The daughter just started her job at the university, and was excited not only to be on a boat, but to learn more about how Salesforce can be used to manage clients. She said she appreciated that the Salesforce platform was as applicable to nonprofits as it is to the big companies whose representatives' faces hung smilingly on banners on Dreamboat's walls. It's their money, she reasoned, that paid for the Dreamboat, and she was just happy to be there.

The last party of the Dreamboat that I went to was hosted by Fujitsu, a major Japanese IT company. It had a band, and an open bar, and not much else; I got a McDonald's corporate employee to walk me in. This party took place in the bow of the Dreamboat, in a ballroom with walls made entirely of glass, which allowed partygoers a sparkling view of the Embarcadero, and Telegraph Hill behind it. The McDonald's employee and I each drained a Dewar's as we watched increasingly drunk businessmen in suits dance to covers of oldies. It felt a lot like a wedding.

On my way out, I stopped to chat with one of the waiters, and asked if he was having a nice time. He said it was a typical cruise ship party. It's not typical, though, for a cruise ship to dawdle in a single harbor for this long; I asked if he planned to go ashore. He told me that, originally, the crew had been told they could visit San Francisco, but then later, their passes to leave the boat had been taken away. Another crew member said that management blamed the city, while the city blamed management.
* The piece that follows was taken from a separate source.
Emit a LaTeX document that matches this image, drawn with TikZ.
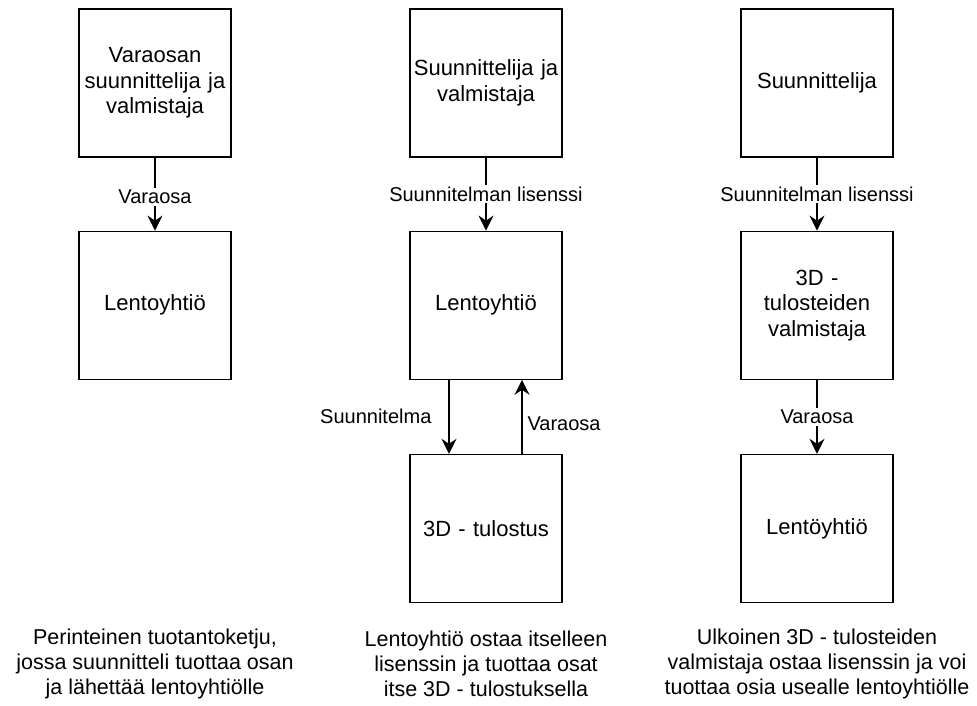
\documentclass[tikz,border=0pt]{standalone}
\usepackage{fontspec}
\setmainfont{Liberation Sans}
\usetikzlibrary{positioning,arrows.meta}

\begin{document}
\begin{tikzpicture}[x=1pt,y=-1pt,node distance=73pt,
        box/.style={draw,line width=1.2pt,minimum width=147pt,minimum height=148pt,
            text width=152pt,align=center,inner sep=0pt,
            font=\fontsize{22}{25.5}\selectfont},
        lbl/.style={fill=white,inner sep=2pt,font=\fontsize{20}{23}\selectfont},
        note/.style={align=center,font=\fontsize{21.5}{25}\selectfont},
        arr/.style={line width=1.2pt,-{Stealth[length=15pt,width=15pt,inset=5pt]}}]

    \useasboundingbox (0,0) rectangle (977,706);

    % perinteinen
    \node[box] (varaosan) at (155,83) {Varaosan\\suunnittelija ja\\valmistaja};
    \node[box,below=of varaosan] (lento1) {Lentoyhtiö};

    % oma tulostus
    \node[box] (suunn2) at (486,83) {Suunnittelija ja\\valmistaja};
    \node[box,below=of suunn2] (lento2) {Lentoyhtiö};
    \node[box,below=74pt of lento2] (tulostus) {3D - tulostus};

    % ulkoinen valmistaja
    \node[box] (suunn3) at (817,83) {Suunnittelija};
    \node[box,below=of suunn3] (valm3) {3D -\\tulosteiden\\valmistaja};
    \node[box,below=74pt of valm3] (lento3) {Lentöyhtiö};

    \draw[arr] (varaosan) -- node[lbl,yshift=-3pt] {Varaosa} (lento1);
    \draw[arr] (suunn2) -- node[lbl] {Suunnitelman lisenssi} (lento2);
    \draw[arr] ([xshift=-37pt]lento2.south) -- node[left=17pt,inner sep=0pt] {\fontsize{20}{23}\selectfont Suunnitelma} ([xshift=-37pt]tulostus.north);
    \draw[arr] ([xshift=36pt]tulostus.north) -- node[right=5pt,inner sep=0pt,yshift=-7pt] {\fontsize{20}{23}\selectfont Varaosa} ([xshift=36pt]lento2.south);
    \draw[arr] (suunn3) -- node[lbl] {Suunnitelman lisenssi} (valm3);
    \draw[arr] (valm3) -- node[lbl] {Varaosa} (lento3);

    \node[note] (teksti1) at (155,664) {Perinteinen tuotantoketju,\\jossa suunnitteli tuottaa osan\\ja lähettää lentoyhtiölle};
    \node[note] (teksti2) at (486,664) {Lentoyhtiö ostaa itselleen\\lisenssin ja tuottaa osat\\itse 3D - tulostuksella};
    \node[note] (teksti3) at (817,664) {Ulkoinen 3D - tulosteiden\\valmistaja ostaa lisenssin ja voi\\tuottaa osia usealle lentoyhtiölle};
\end{tikzpicture}
\end{document}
Either way, it seems that, while Dreamforcers might be working like captains and partying like pirates, the people working aboard the Dreamboat would be working like crew members and partying like crew members — on board the ship.

The thousands of people who work for Salesforce and the many thousands more who work for companies that use Salesforce have every right to celebrate the work that they do. At a recent panel on the future of work, Asana's head of business Kenny Van Zant pointed out that, in San Francisco, it's easy to forget that most people's jobs aren't about high-minded ideals and reinventing the world. Most jobs are just jobs; if Salesforce wants to reward the people who do them with a big old party every year, power to them.

But while we're drinking glowing blue cocktails on the deck of a cruise liner in the name of innovative business practices, it's worth remembering that the people who washed the deck and mixed the cocktails are doing important jobs, too. San Francisco as a city hasn't hesitated to celebrate its success in recent years, but a five-day-long booze cruise might be one of the showiest, most brazen nods to the population's ever-increasing and increasingly unevenly dispersed wealth yet.

As I left the last party, I tried to foist my unfinished Scotch on a crew member. She declined, firmly stating that she wasn't allowed and would probably be fired if she touched it. So I said farewell and made my way out of the Constellation Lounge, back across the main deck, down the glass elevator, past the martini bar, onto the gangway, down the escalator and out into the night, where I joined the throngs of other partygoers waiting for Ubers home.

Correction

There were 170,000 people who attended Dreamforce in 2015. A previous version of this article misstated this number.